SET EXERCISE: Exactly and only the lines from the first entry through the line with "ax = fig.add_axes([222" should be copied, both ends included, with no pictures.

DATASET RECORDS start

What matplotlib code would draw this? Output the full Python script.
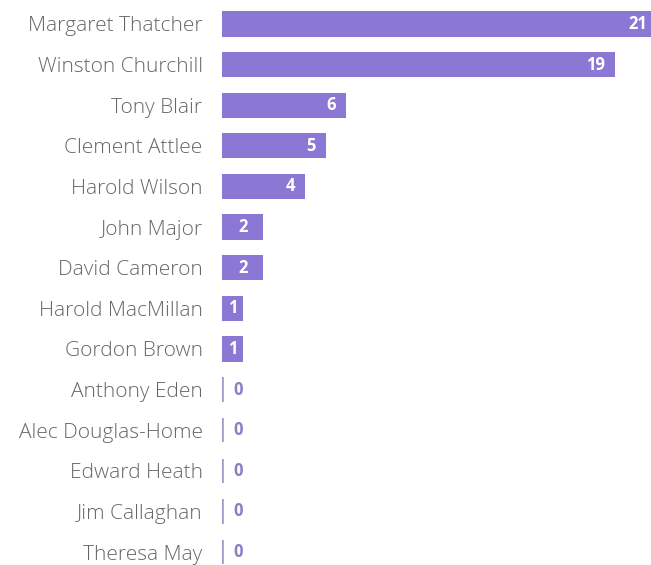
import matplotlib.pyplot as plt
import matplotlib.transforms as mtransforms

# Données
names = ["Margaret Thatcher", "Winston Churchill", "Tony Blair", "Clement Attlee",
         "Harold Wilson", "John Major", "David Cameron", "Harold MacMillan",
         "Gordon Brown", "Anthony Eden", "Alec Douglas-Home", "Edward Heath",
         "Jim Callaghan", "Theresa May"]
values = [21, 19, 6, 5, 4, 2, 2, 1, 1, 0, 0, 0, 0, 0]

bar_color = "#8b78d5"
zero_color = "#a09ac6"

fig = plt.figure(figsize=(6.51, 5.65), dpi=100)
ax = fig.add_axes([222 / 651, 0, 429 / 651, 1])

pos = list(range(len(names)))
ax.barh(pos, values, height=0.62, color=bar_color)

ax.set_xlim(0, 20.72)
ax.set_ylim(13.32, -0.59)
ax.set_yticks(pos)
ax.set_yticklabels(names, fontsize=15, color="#666666", family="Open Sans", fontweight="light")
ax.tick_params(axis="y", length=0, pad=14)
ax.tick_params(axis="x", bottom=False, labelbottom=False)
for s in ax.spines.values():
    s.set_visible(False)

# Étiquettes des valeurs
for y, v in zip(pos, values):
    if v == 0:
        ax.plot([0, 0], [y - 0.3, y + 0.3], color=zero_color, lw=2.6, solid_capstyle="butt")
        off = mtransforms.offset_copy(ax.transData, fig=fig, x=16, y=0, units="dots")
        ax.text(0, y, "0", transform=off, ha="center", va="center",
                fontsize=12, fontweight="bold", color="#8a7ec6", family="Open Sans")
    elif v >= 3:
        off = mtransforms.offset_copy(ax.transData, fig=fig, x=-10, y=0, units="dots")
        ax.text(v, y, str(v), transform=off, ha="right", va="center",
                fontsize=12, fontweight="bold", color="white", family="Open Sans")
    else:
        ax.text(v / 2, y, str(v), ha="center", va="center",
                fontsize=12, fontweight="bold", color="white", family="Open Sans")

fig.savefig("out.png", dpi=100)
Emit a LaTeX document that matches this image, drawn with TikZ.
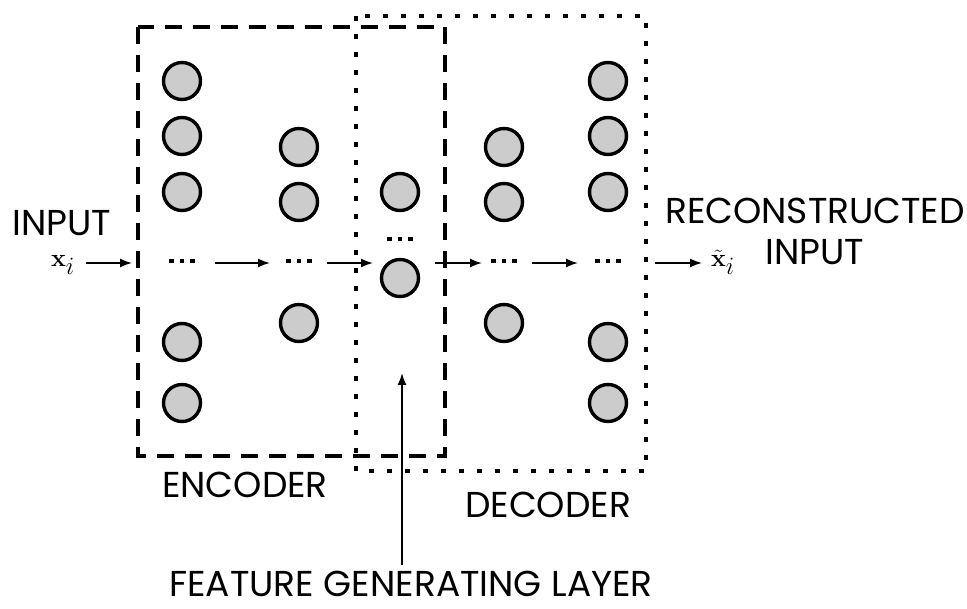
\documentclass[tikz,border=0pt]{standalone}
\usepackage[no-math]{fontspec}
\setmainfont{Poppins}
\usetikzlibrary{arrows.meta}
\definecolor{nodegray}{RGB}{204,204,204}
\newcommand{\sqdot}{\rule{4.5pt}{4.5pt}}
\newcommand{\mydots}{\sqdot\hspace{5.8pt}\sqdot\hspace{5.8pt}\sqdot}
\tikzset{
  neuron/.style={circle,draw=black,line width=3.4pt,fill=nodegray,minimum size=37pt,inner sep=0pt},
  lbl/.style={inner sep=0pt,font=\fontsize{36}{42}\selectfont},
  mathlbl/.style={inner sep=0pt,font=\fontsize{34}{38}\selectfont},
  dotsnode/.style={inner sep=0pt},
  flow/.style={line width=1.6pt,-{Latex[length=12pt,width=9pt]}},
  encbox/.style={draw,line width=3.2pt,dash pattern=on 17pt off 11pt},
  decbox/.style={draw,line width=3.2pt,dash pattern=on 5pt off 13pt},
}
\begin{document}
\begin{tikzpicture}[x=1pt,y=-1pt]
\useasboundingbox (0,0) rectangle (967,609);
% boxes
\draw[encbox] (138,27) rectangle (445,456);
\draw[decbox] (356,16) rectangle (646,471);
% neurons
\foreach \y [count=\i] in {81,136,192,342,403} \node[neuron] (a\i) at (182,\y) {};
\foreach \y [count=\i] in {147,202,323} \node[neuron] (b\i) at (299,\y) {};
\node[neuron] (c1) at (400,192) {};
\node[neuron] (c2) at (400,278) {};
\foreach \y [count=\i] in {147,202,323} \node[neuron] (d\i) at (504,\y) {};
\foreach \y [count=\i] in {81,136,192,342,403} \node[neuron] (e\i) at (608,\y) {};
% dots
\node[dotsnode] (da) at (182,261) {\mydots};
\node[dotsnode] (db) at (299,261) {\mydots};
\node[dotsnode] (dc) at (400,239) {\mydots};
\node[dotsnode] (dd) at (504,261) {\mydots};
\node[dotsnode] (de) at (608,261) {\mydots};
% labels
\node[lbl] (inp) at (62,223) {INPUT};
\node[mathlbl] (xi) at (63,265) {$\mathbf{x}_i$};
\node[mathlbl] (xt) at (723,262) {$\tilde{\mathbf{x}}_i$};
\node[lbl] (rec) at (815,211) {RECONSTRUCTED};
\node[lbl] (rinp) at (815,252) {INPUT};
\node[lbl] (enc) at (245,485) {ENCODER};
\node[lbl] (dec) at (548,505) {DECODER};
\node[lbl] (fgl) at (411,584) {FEATURE GENERATING LAYER};
\coordinate (fgltop) at (402,565);
\coordinate (fglend) at (402,373);
% connector endpoints
\coordinate (p0) at (86,263);  \coordinate (q0) at (132,263);
\coordinate (p1) at (215,263); \coordinate (q1) at (270,263);
\coordinate (p2) at (327,263); \coordinate (q2) at (373,263);
\coordinate (p3) at (435,263); \coordinate (q3) at (482,263);
\coordinate (p4) at (532,263); \coordinate (q4) at (578,263);
\coordinate (p5) at (655,263); \coordinate (q5) at (702,263);
\foreach \k in {0,...,5} \draw[flow] (p\k) -- (q\k);
\draw[flow] (fgltop) -- (fglend);
\end{tikzpicture}
\end{document}
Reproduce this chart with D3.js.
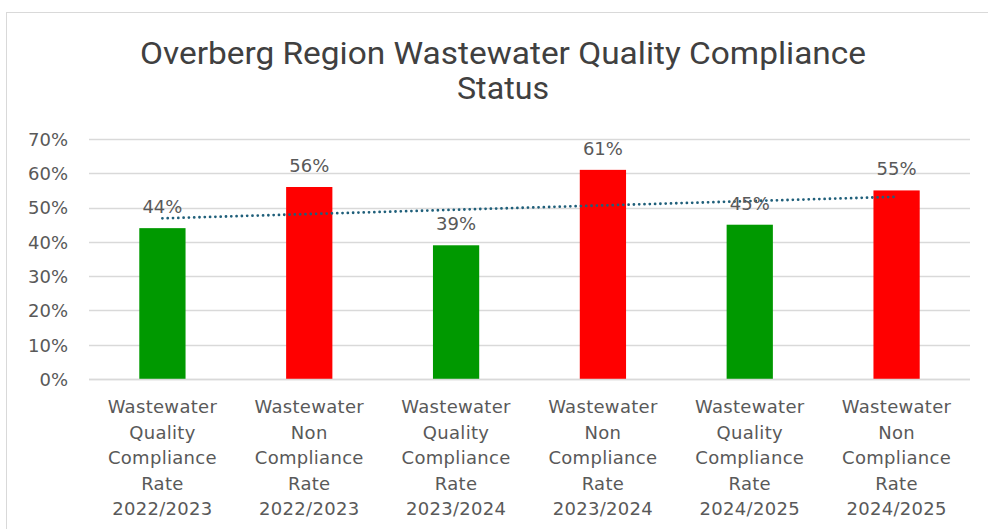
<!DOCTYPE html>
<html><head><meta charset="utf-8">
<script src="https://cdn.jsdelivr.net/npm/d3@7"></script>
<style>body{margin:0;background:#fff;}svg{display:block;}</style>
</head><body>
<svg id="c" width="988" height="529"></svg>
<script>
const categories = [
  ["Wastewater","Quality","Compliance","Rate","2022/2023"],
  ["Wastewater","Non","Compliance","Rate","2022/2023"],
  ["Wastewater","Quality","Compliance","Rate","2023/2024"],
  ["Wastewater","Non","Compliance","Rate","2023/2024"],
  ["Wastewater","Quality","Compliance","Rate","2024/2025"],
  ["Wastewater","Non","Compliance","Rate","2024/2025"]
];
const values = [0.44, 0.56, 0.39, 0.61, 0.45, 0.55];
const barColors = ["#009900","#ff0000","#009900","#ff0000","#009900","#ff0000"];
const yTicks = [0,0.1,0.2,0.3,0.4,0.5,0.6,0.7];
const titleLines = ["Overberg Region Wastewater Quality Compliance","Status"];

const svg = d3.select("#c");
const font = "'DejaVu Sans', Verdana, sans-serif";
// frame
svg.append("line").attr("x1",6).attr("x2",988).attr("y1",12.5).attr("y2",12.5).attr("stroke","#d9d9d9");
svg.append("line").attr("x1",6.5).attr("x2",6.5).attr("y1",12).attr("y2",529).attr("stroke","#d9d9d9");

const m = {left:89, right:970, top:139, bottom:379};
const x = d3.scaleBand().domain(d3.range(values.length)).range([m.left,m.right]).paddingInner(0.685).paddingOuter(0.3425);
const y = d3.scaleLinear().domain([0,0.7]).range([m.bottom,m.top]);

// title
const titleWidths = [726, 92];
svg.append("g").selectAll("text").data(titleLines).join("text")
  .attr("x",503).attr("y",(d,i)=>64+i*35).attr("text-anchor","middle")
  .attr("font-family","Roboto, sans-serif")
  .attr("font-size",31).attr("fill","#404040")
  .attr("textLength",(d,i)=>titleWidths[i]).attr("lengthAdjust","spacingAndGlyphs")
  .text(d=>d);

// gridlines
svg.append("g").selectAll("line").data(yTicks).join("line")
  .attr("x1",m.left).attr("x2",m.right).attr("y1",d=>Math.round(y(d))+0.5).attr("y2",d=>Math.round(y(d))+0.5)
  .attr("stroke","#d9d9d9").attr("stroke-width",1.5);

// y axis
const yAxis = svg.append("g").attr("transform",`translate(${m.left-21},0)`)
  .call(d3.axisLeft(y).tickValues(yTicks).tickFormat(d3.format(".0%")).tickSize(0).tickPadding(0));
yAxis.select(".domain").remove();
yAxis.selectAll("text").attr("font-family",font).attr("font-size",18).attr("fill","#595959").attr("dy","0.35em");

// bars
svg.append("g").selectAll("rect").data(values).join("rect")
  .attr("x",(d,i)=>x(i)).attr("width",x.bandwidth())
  .attr("y",d=>y(d)).attr("height",d=>y(0)-y(d))
  .attr("fill",(d,i)=>barColors[i]);

// axis baseline
svg.append("line").attr("x1",m.left).attr("x2",m.right).attr("y1",y(0)+0.5).attr("y2",y(0)+0.5).attr("stroke","#d9d9d9").attr("stroke-width",1.5);

// trendline (linear regression)
const n = values.length;
const xs = d3.range(1,n+1);
const mx = d3.mean(xs), my = d3.mean(values);
const slope = d3.sum(xs,(v,i)=>(v-mx)*(values[i]-my))/d3.sum(xs,v=>(v-mx)*(v-mx));
const icpt = my - slope*mx;
const trend = xs.map(v=>[x(v-1)+x.bandwidth()/2, y(icpt+slope*v)]);
svg.append("path").attr("d",d3.line()([trend[0],trend[n-1]]))
  .attr("stroke","#1f5f7a").attr("stroke-width",2.8).attr("stroke-dasharray","0 5.3").attr("stroke-linecap","round").attr("fill","none");

// data labels
svg.append("g").selectAll("text").data(values).join("text")
  .attr("x",(d,i)=>x(i)+x.bandwidth()/2).attr("y",d=>y(d)-15)
  .attr("text-anchor","middle").attr("font-family",font).attr("font-size",18).attr("fill","#595959")
  .text(d=>d3.format(".0%")(d));

// category labels
const cg = svg.append("g").selectAll("text").data(categories).join("text")
  .attr("x",(d,i)=>x(i)+x.bandwidth()/2).attr("y",413)
  .attr("text-anchor","middle").attr("font-family",font).attr("font-size",18).attr("fill","#595959")
  .attr("letter-spacing",0.3);
cg.selectAll("tspan").data(d=>d).join("tspan")
  .attr("x",function(){return this.parentNode.getAttribute("x");})
  .attr("dy",(d,i)=>i===0?0:25.5).text(d=>d);
</script>
</body></html>
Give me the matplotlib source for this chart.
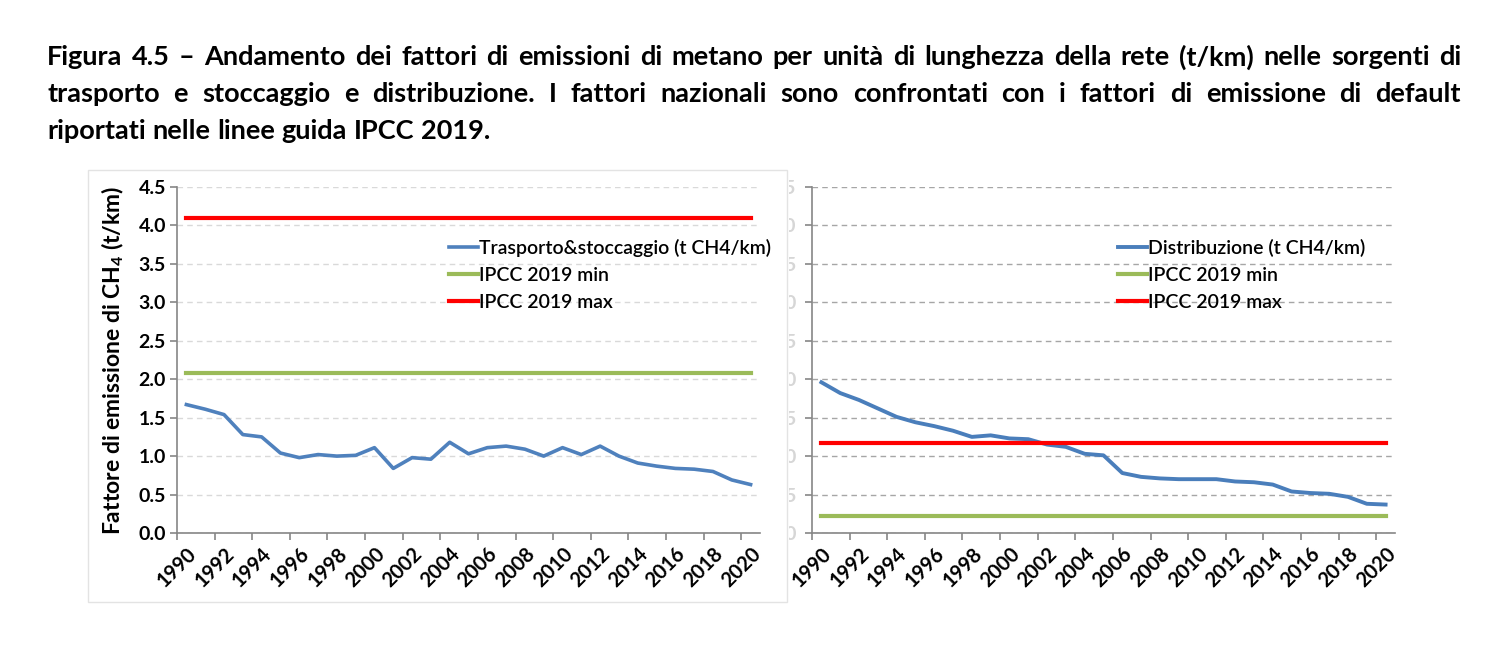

DATASET RECORDS end

FULL RESPONSE:
What matplotlib code would draw this? Output the full Python script.
import matplotlib.pyplot as plt
import matplotlib.transforms as mtransforms

# Données
names = ["Margaret Thatcher", "Winston Churchill", "Tony Blair", "Clement Attlee",
         "Harold Wilson", "John Major", "David Cameron", "Harold MacMillan",
         "Gordon Brown", "Anthony Eden", "Alec Douglas-Home", "Edward Heath",
         "Jim Callaghan", "Theresa May"]
values = [21, 19, 6, 5, 4, 2, 2, 1, 1, 0, 0, 0, 0, 0]

bar_color = "#8b78d5"
zero_color = "#a09ac6"

fig = plt.figure(figsize=(6.51, 5.65), dpi=100)
ax = fig.add_axes([222 / 651, 0, 429 / 651, 1])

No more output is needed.